Michael Izenbaard hosted a bachelor party for Nathan Kadau. The two decided to take Michael’s ATV out for a spin with two other partygoers. Michael drove. Nathan stood in the vehicle’s bed.
All was going well until Izenbaard turned onto a dirt path owned by Consumers Energy. The ATV flipped. Kadau was injured.
Kadau sued Izenbaard and his wife. Izenbaard contacted his homeowners insurer, Fremont. Fremont named the Izenbaards and Kadau as defendants in a declaratory judgment action.
The policy provision at issue, in a nutshell, provided that an “insured location” is the insured’s “residence premises,” and also is “any premises used by you in connection with” the residence premises.
Fremont thought it was in good shape in the trial court.
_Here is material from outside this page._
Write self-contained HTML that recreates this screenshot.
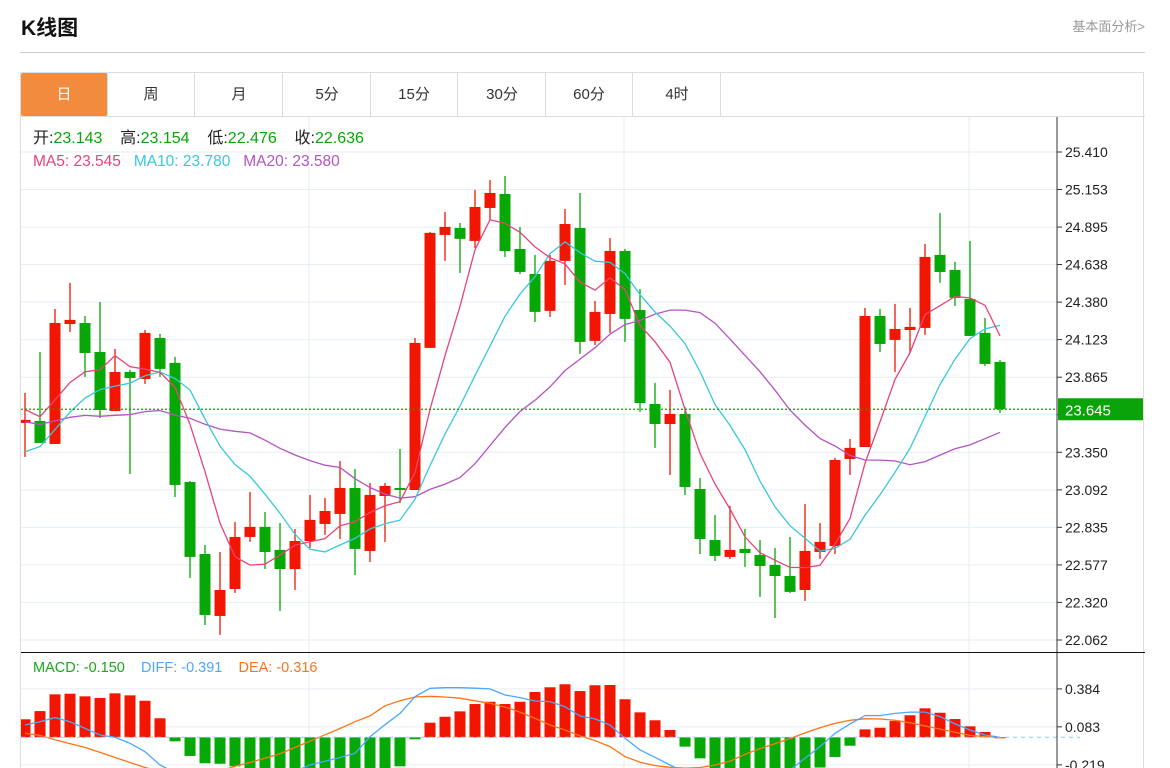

The accident occurred about 1,000 feet away from Izenbaard’s house on property owned by someone else. And the property can’t be a “premises” because there are no buildings on it.
The trial court said that coverage must be provided if the accident occurred on a “premises” used in connection with Izenbaard’s residence.
The trial court seized on the word “premises” and observed that courts and dictionaries have defined the word in various ways, and the policy didn’t define the word at all.
The court concluded that the term “premises” was ambiguous and must be construed against Fremont and in favor of coverage for Kadau’s accident.
Fremont fared better in the Court of Appeals.
We’ve got an issue of first impression, said the COA. There is no published Michigan case addressing the matter, the COA observed.
And, the unpublished Court of Appeals opinions and authority from other jurisdictions that the parties cited didn’t “specifically address the meaning of the term ‘premises,'” the COA explained in Fremont Ins. Co. v. Izenbaard, et al., an unpublished per curiam opinion.
The COA consulting several dictionaries. Definitions of “premises” contemplate buildings on land. A “structure” can be a building but it can also be other things, like the power lines and towers that ran along the dirt trail on which Kadau was injured.
Because “premises” is defined in terms of buildings and land, not structures and land, the dirt trail was not a premises even though there were structures on it, the COA concluded.
So, the COA ruled, Fremont is off the hook.
The decision is a decent exercise in construing a contract, but it left a loose end.
If there’s no published authority in Michigan, and nothing on point from other jurisdictions (in other words, no binding precedent) why continue to add to a growing body of persuasive authority on the issue?
Why not issue the decision for publication?